Harnessing microbial biodiversity for the agriculture and food sector


Microbial biodiversity is of fundamental importance for the functioning of ecosystems. Key parameters in the agriculture and food sector can be significantly positively influenced by microbial communities (microbiomes). Plant, animal and human health as well as natural pest control, the decomposition of organic material, nutrient cycling and the processing of agricultural products via fermentation are just a few examples of their impact.

The characterisation of microbiomes, the identification of key species and the understanding of their functions and interactions form the basis for developing strategies for the targeted use and control of microbial biodiversity in the agriculture and food sector. The targeted manipulation of the microbiome (‘microbiome engineering’) is intended to harness the various positive effects of the use of microorganisms in the agriculture and food sector. This allows us to increase yields whilst reducing fertiliser and pesticide use, thereby protecting the soil and the environment and enhancing sustainability. With foods, controlling the microbiome enables us to influence fermentation processes or shelf life, thereby improving the quality, safety and competitiveness of agricultural products.

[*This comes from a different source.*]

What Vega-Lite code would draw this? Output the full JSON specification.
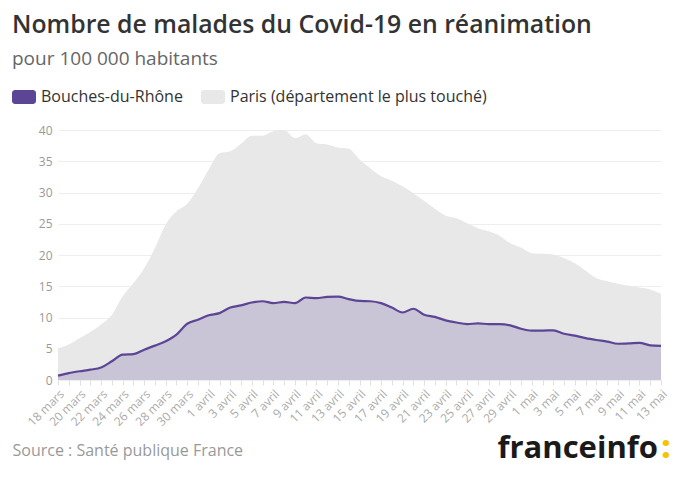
{
  "$schema": "https://vega.github.io/schema/vega-lite/v6.json",
  "width": 603,
  "height": 250,
  "autosize": {"type": "none"},
  "padding": {"left": 58, "top": 130, "right": 19, "bottom": 100},
  "background": "white",
  "config": {
    "view": {"stroke": null},
    "font": "Open Sans"
  },
  "title": {
    "text": "Nombre de malades du Covid-19 en réanimation",
    "subtitle": "pour 100 000 habitants",
    "anchor": "start",
    "frame": "group",
    "dx": -46,
    "offset": 16,
    "font": "Open Sans",
    "fontSize": 24.8,
    "fontWeight": 600,
    "color": "#333333",
    "subtitleFont": "Open Sans",
    "subtitleFontSize": 19,
    "subtitleColor": "#666666",
    "subtitlePadding": 12
  },
  "data": {
    "values": [
      {"date": "2020-03-18", "serie": "Paris (département le plus touché)", "valeur": 5.1},
      {"date": "2020-03-19", "serie": "Paris (département le plus touché)", "valeur": 5.7},
      {"date": "2020-03-20", "serie": "Paris (département le plus touché)", "valeur": 6.7},
      {"date": "2020-03-21", "serie": "Paris (département le plus touché)", "valeur": 7.7},
      {"date": "2020-03-22", "serie": "Paris (département le plus touché)", "valeur": 8.9},
      {"date": "2020-03-23", "serie": "Paris (département le plus touché)", "valeur": 10.4},
      {"date": "2020-03-24", "serie": "Paris (département le plus touché)", "valeur": 13.4},
      {"date": "2020-03-25", "serie": "Paris (département le plus touché)", "valeur": 15.5},
      {"date": "2020-03-26", "serie": "Paris (département le plus touché)", "valeur": 17.9},
      {"date": "2020-03-27", "serie": "Paris (département le plus touché)", "valeur": 21.1},
      {"date": "2020-03-28", "serie": "Paris (département le plus touché)", "valeur": 24.9},
      {"date": "2020-03-29", "serie": "Paris (département le plus touché)", "valeur": 27.0},
      {"date": "2020-03-30", "serie": "Paris (département le plus touché)", "valeur": 28.2},
      {"date": "2020-03-31", "serie": "Paris (département le plus touché)", "valeur": 30.7},
      {"date": "2020-04-01", "serie": "Paris (département le plus touché)", "valeur": 33.7},
      {"date": "2020-04-02", "serie": "Paris (département le plus touché)", "valeur": 36.3},
      {"date": "2020-04-03", "serie": "Paris (département le plus touché)", "valeur": 36.6},
      {"date": "2020-04-04", "serie": "Paris (département le plus touché)", "valeur": 37.8},
      {"date": "2020-04-05", "serie": "Paris (département le plus touché)", "valeur": 39.1},
      {"date": "2020-04-06", "serie": "Paris (département le plus touché)", "valeur": 39.1},
      {"date": "2020-04-07", "serie": "Paris (département le plus touché)", "valeur": 39.8},
      {"date": "2020-04-08", "serie": "Paris (département le plus touché)", "valeur": 40.0},
      {"date": "2020-04-09", "serie": "Paris (département le plus touché)", "valeur": 38.7},
      {"date": "2020-04-10", "serie": "Paris (département le plus touché)", "valeur": 39.3},
      {"date": "2020-04-11", "serie": "Paris (département le plus touché)", "valeur": 37.9},
      {"date": "2020-04-12", "serie": "Paris (département le plus touché)", "valeur": 37.7},
      {"date": "2020-04-13", "serie": "Paris (département le plus touché)", "valeur": 37.2},
      {"date": "2020-04-14", "serie": "Paris (département le plus touché)", "valeur": 37.0},
      {"date": "2020-04-15", "serie": "Paris (département le plus touché)", "valeur": 35.3},
      {"date": "2020-04-16", "serie": "Paris (département le plus touché)", "valeur": 33.9},
      {"date": "2020-04-17", "serie": "Paris (département le plus touché)", "valeur": 32.6},
      {"date": "2020-04-18", "serie": "Paris (département le plus touché)", "valeur": 31.9},
      {"date": "2020-04-19", "serie": "Paris (département le plus touché)", "valeur": 31.0},
      {"date": "2020-04-20", "serie": "Paris (département le plus touché)", "valeur": 29.9},
      {"date": "2020-04-21", "serie": "Paris (département le plus touché)", "valeur": 28.7},
      {"date": "2020-04-22", "serie": "Paris (département le plus touché)", "valeur": 27.4},
      {"date": "2020-04-23", "serie": "Paris (département le plus touché)", "valeur": 26.3},
      {"date": "2020-04-24", "serie": "Paris (département le plus touché)", "valeur": 25.9},
      {"date": "2020-04-25", "serie": "Paris (département le plus touché)", "valeur": 25.1},
      {"date": "2020-04-26", "serie": "Paris (département le plus touché)", "valeur": 24.3},
      {"date": "2020-04-27", "serie": "Paris (département le plus touché)", "valeur": 23.8},
      {"date": "2020-04-28", "serie": "Paris (département le plus touché)", "valeur": 23.1},
      {"date": "2020-04-29", "serie": "Paris (département le plus touché)", "valeur": 21.9},
      {"date": "2020-04-30", "serie": "Paris (département le plus touché)", "valeur": 21.2},
      {"date": "2020-05-01", "serie": "Paris (département le plus touché)", "valeur": 20.3},
      {"date": "2020-05-02", "serie": "Paris (département le plus touché)", "valeur": 20.2},
      {"date": "2020-05-03", "serie": "Paris (département le plus touché)", "valeur": 20.1},
      {"date": "2020-05-04", "serie": "Paris (département le plus touché)", "valeur": 19.5},
      {"date": "2020-05-05", "serie": "Paris (département le plus touché)", "valeur": 18.7},
      {"date": "2020-05-06", "serie": "Paris (département le plus touché)", "valeur": 17.5},
      {"date": "2020-05-07", "serie": "Paris (département le plus touché)", "valeur": 16.3},
      {"date": "2020-05-08", "serie": "Paris (département le plus touché)", "valeur": 15.8},
      {"date": "2020-05-09", "serie": "Paris (département le plus touché)", "valeur": 15.4},
      {"date": "2020-05-10", "serie": "Paris (département le plus touché)", "valeur": 15.1},
      {"date": "2020-05-11", "serie": "Paris (département le plus touché)", "valeur": 14.8},
      {"date": "2020-05-12", "serie": "Paris (département le plus touché)", "valeur": 14.5},
      {"date": "2020-05-13", "serie": "Paris (département le plus touché)", "valeur": 13.8},
      {"date": "2020-03-18", "serie": "Bouches-du-Rhône", "valeur": 0.7},
      {"date": "2020-03-19", "serie": "Bouches-du-Rhône", "valeur": 1.1},
      {"date": "2020-03-20", "serie": "Bouches-du-Rhône", "valeur": 1.4},
      {"date": "2020-03-21", "serie": "Bouches-du-Rhône", "valeur": 1.65},
      {"date": "2020-03-22", "serie": "Bouches-du-Rhône", "valeur": 2.0},
      {"date": "2020-03-23", "serie": "Bouches-du-Rhône", "valeur": 3.0},
      {"date": "2020-03-24", "serie": "Bouches-du-Rhône", "valeur": 4.05},
      {"date": "2020-03-25", "serie": "Bouches-du-Rhône", "valeur": 4.15},
      {"date": "2020-03-26", "serie": "Bouches-du-Rhône", "valeur": 4.85},
      {"date": "2020-03-27", "serie": "Bouches-du-Rhône", "valeur": 5.5},
      {"date": "2020-03-28", "serie": "Bouches-du-Rhône", "valeur": 6.2},
      {"date": "2020-03-29", "serie": "Bouches-du-Rhône", "valeur": 7.25},
      {"date": "2020-03-30", "serie": "Bouches-du-Rhône", "valeur": 9.0},
      {"date": "2020-03-31", "serie": "Bouches-du-Rhône", "valeur": 9.65},
      {"date": "2020-04-01", "serie": "Bouches-du-Rhône", "valeur": 10.35},
      {"date": "2020-04-02", "serie": "Bouches-du-Rhône", "valeur": 10.7},
      {"date": "2020-04-03", "serie": "Bouches-du-Rhône", "valeur": 11.6},
      {"date": "2020-04-04", "serie": "Bouches-du-Rhône", "valeur": 11.95},
      {"date": "2020-04-05", "serie": "Bouches-du-Rhône", "valeur": 12.4},
      {"date": "2020-04-06", "serie": "Bouches-du-Rhône", "valeur": 12.6},
      {"date": "2020-04-07", "serie": "Bouches-du-Rhône", "valeur": 12.3},
      {"date": "2020-04-08", "serie": "Bouches-du-Rhône", "valeur": 12.5},
      {"date": "2020-04-09", "serie": "Bouches-du-Rhône", "valeur": 12.3},
      {"date": "2020-04-10", "serie": "Bouches-du-Rhône", "valeur": 13.2},
      {"date": "2020-04-11", "serie": "Bouches-du-Rhône", "valeur": 13.1},
      {"date": "2020-04-12", "serie": "Bouches-du-Rhône", "valeur": 13.3},
      {"date": "2020-04-13", "serie": "Bouches-du-Rhône", "valeur": 13.35},
      {"date": "2020-04-14", "serie": "Bouches-du-Rhône", "valeur": 12.95},
      {"date": "2020-04-15", "serie": "Bouches-du-Rhône", "valeur": 12.65},
      {"date": "2020-04-16", "serie": "Bouches-du-Rhône", "valeur": 12.6},
      {"date": "2020-04-17", "serie": "Bouches-du-Rhône", "valeur": 12.3},
      {"date": "2020-04-18", "serie": "Bouches-du-Rhône", "valeur": 11.6},
      {"date": "2020-04-19", "serie": "Bouches-du-Rhône", "valeur": 10.8},
      {"date": "2020-04-20", "serie": "Bouches-du-Rhône", "valeur": 11.4},
      {"date": "2020-04-21", "serie": "Bouches-du-Rhône", "valeur": 10.45},
      {"date": "2020-04-22", "serie": "Bouches-du-Rhône", "valeur": 10.1},
      {"date": "2020-04-23", "serie": "Bouches-du-Rhône", "valeur": 9.55},
      {"date": "2020-04-24", "serie": "Bouches-du-Rhône", "valeur": 9.2},
      {"date": "2020-04-25", "serie": "Bouches-du-Rhône", "valeur": 8.95},
      {"date": "2020-04-26", "serie": "Bouches-du-Rhône", "valeur": 9.05},
      {"date": "2020-04-27", "serie": "Bouches-du-Rhône", "valeur": 8.95},
      {"date": "2020-04-28", "serie": "Bouches-du-Rhône", "valeur": 8.95},
      {"date": "2020-04-29", "serie": "Bouches-du-Rhône", "valeur": 8.75},
      {"date": "2020-04-30", "serie": "Bouches-du-Rhône", "valeur": 8.2},
      {"date": "2020-05-01", "serie": "Bouches-du-Rhône", "valeur": 7.9},
      {"date": "2020-05-02", "serie": "Bouches-du-Rhône", "valeur": 7.9},
      {"date": "2020-05-03", "serie": "Bouches-du-Rhône", "valeur": 7.95},
      {"date": "2020-05-04", "serie": "Bouches-du-Rhône", "valeur": 7.4},
      {"date": "2020-05-05", "serie": "Bouches-du-Rhône", "valeur": 7.1},
      {"date": "2020-05-06", "serie": "Bouches-du-Rhône", "valeur": 6.7},
      {"date": "2020-05-07", "serie": "Bouches-du-Rhône", "valeur": 6.4},
      {"date": "2020-05-08", "serie": "Bouches-du-Rhône", "valeur": 6.15},
      {"date": "2020-05-09", "serie": "Bouches-du-Rhône", "valeur": 5.8},
      {"date": "2020-05-10", "serie": "Bouches-du-Rhône", "valeur": 5.85},
      {"date": "2020-05-11", "serie": "Bouches-du-Rhône", "valeur": 5.95},
      {"date": "2020-05-12", "serie": "Bouches-du-Rhône", "valeur": 5.55},
      {"date": "2020-05-13", "serie": "Bouches-du-Rhône", "valeur": 5.45}
    ]
  },
  "encoding": {
    "x": {
      "field": "date",
      "type": "ordinal",
      "scale": {"type": "point", "padding": 0},
      "axis": {
        "labelAngle": -45,
        "labelExpr": "(substring(datum.value,5,7)=='03' ? (parseInt(substring(datum.value,8,10))%2==0) : (parseInt(substring(datum.value,8,10))%2==1)) ? (parseInt(substring(datum.value,8,10)) + ' ' + (substring(datum.value,5,7)=='03' ? 'mars' : substring(datum.value,5,7)=='04' ? 'avril' : 'mai')) : ''",
        "labelFont": "Open Sans",
        "labelFontSize": 12,
        "labelColor": "#aaaaaa",
        "labelPadding": 3,
        "labelOverlap": false,
        "labelBound": false,
        "domain": false,
        "ticks": true,
        "tickColor": "#e0e0e0",
        "tickSize": 5,
        "grid": false,
        "title": "Source : Santé publique France",
        "titleFont": "Open Sans",
        "titleFontSize": 16,
        "titleFontWeight": "normal",
        "titleColor": "#999999",
        "titleAngle": 0,
        "titleAlign": "left",
        "titleBaseline": "middle",
        "titleX": -46,
        "titleY": 70
      }
    },
    "color": {
      "field": "serie",
      "type": "nominal",
      "scale": {
        "domain": ["Bouches-du-Rhône", "Paris (département le plus touché)"],
        "range": ["#5c4595", "#e8e8e8"]
      },
      "legend": {
        "title": null,
        "orient": "none",
        "direction": "horizontal",
        "legendX": -46,
        "legendY": -45,
        "symbolType": "M-0.75,-0.58 H0.75 A0.25,0.25 0 0 1 1,-0.33 V0.33 A0.25,0.25 0 0 1 0.75,0.58 H-0.75 A0.25,0.25 0 0 1 -1,0.33 V-0.33 A0.25,0.25 0 0 1 -0.75,-0.58 Z",
        "symbolSize": 576,
        "symbolOpacity": 1,
        "symbolStrokeWidth": 0,
        "labelFont": "Open Sans",
        "labelFontSize": 16,
        "labelColor": "#333333",
        "labelOffset": 5,
        "columnPadding": 18,
        "labelLimit": 400
      }
    }
  },
  "layer": [
    {
      "transform": [{"filter": "datum.serie == 'Paris (département le plus touché)'"}],
      "mark": {"type": "area", "interpolate": "monotone", "color": "#ebebeb"},
      "encoding": {
        "y": {
          "field": "valeur",
          "type": "quantitative",
          "scale": {"domain": [0, 40], "nice": false},
          "axis": {
            "orient": "left",
            "values": [0, 5, 10, 15, 20, 25, 30, 35, 40],
            "domain": false,
            "ticks": false,
            "grid": true,
            "gridColor": "#eeeeee",
            "gridWidth": 1,
            "labelFont": "Open Sans",
            "labelFontSize": 12,
            "labelColor": "#999999",
            "labelPadding": 6,
            "title": "franceinfo",
            "titleFont": "Open Sans",
            "titleFontSize": 31,
            "titleFontWeight": 700,
            "titleColor": "#1a1a1a",
            "titleAngle": 0,
            "titleAlign": "left",
            "titleBaseline": "middle",
            "titleX": 439,
            "titleY": 318
          }
        }
      }
    },
    {
      "transform": [{"filter": "datum.serie == 'Bouches-du-Rhône'"}],
      "mark": {
        "type": "area",
        "interpolate": "monotone",
        "fillOpacity": 0.22,
        "line": {"strokeWidth": 2.2, "interpolate": "monotone"}
      },
      "encoding": {
        "y": {
          "field": "valeur",
          "type": "quantitative",
          "scale": {"domain": [0, 40], "nice": false},
          "axis": {
            "orient": "right",
            "labels": false,
            "ticks": false,
            "domain": false,
            "grid": false,
            "title": ":",
            "titleFont": "Open Sans",
            "titleFontSize": 31,
            "titleFontWeight": 800,
            "titleColor": "#f5c400",
            "titleAngle": 0,
            "titleAlign": "left",
            "titleBaseline": "middle",
            "titleX": 0,
            "titleY": 318
          }
        }
      }
    }
  ],
  "resolve": {"scale": {"y": "independent"}}
}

Scientific Objectives and Research Questions

  1. Soil microbial biodiversity: What influence do different farming systems and techniques have on the composition of microbiomes in the agroecosystem? Are there individual species, or groups of species, that are suitable as reliable indicators of soil fertility? Can soil sustainability and self-regulation be promoted via the targeted influencing of (soil- and plant-associated) microbiomes, and the improvement of their ecosystem functions?
  2. Targeted promotion of useful characteristics of microbiomes: What are the prerequisites for the promotion or use of beneficial microorganisms that e.g. suppress pathogens, diseases and pests (conservation biocontrol, targeted releases, etc.), or which positively influence the health of humans, plants and animals? Can their use result in yield increases and a reduction in the use of plant-protection products?
  3. New relationships and functions: Which hitherto-unused interactions between organisms in the ecosystems of the agriculture and food sector can be deliberately utilised to increase sustainability, safety and competitiveness along the entire value chain (pathogens, decomposers, antagonists, (protective) cultures, etc.)?
  4. Characterisation of the Agroscope strain collections and preservation of their biodiversity: Liebefeld, Wädenswil and Reckenholz all house microbial strain collections. The genomes of the strain collections must be characterised (with NGS), so as to identify their immense potential and enable their targeted use in the agriculture and food sector. How biodiverse are these genomes, and to what extent are they typical of Switzerland? What potentials for improving product quality, food safety and health arise from the knowledge of their properties?
  5. Characterisation of the ecosystem of selected fermented foods: What species or groups of species can be used in a targeted manner to improve the quality, safety and competitiveness of agricultural products (e.g. raw-milk cheeses)? How can fermentation increase the nutritional quality (bioavailability, metabolism) of foodstuffs?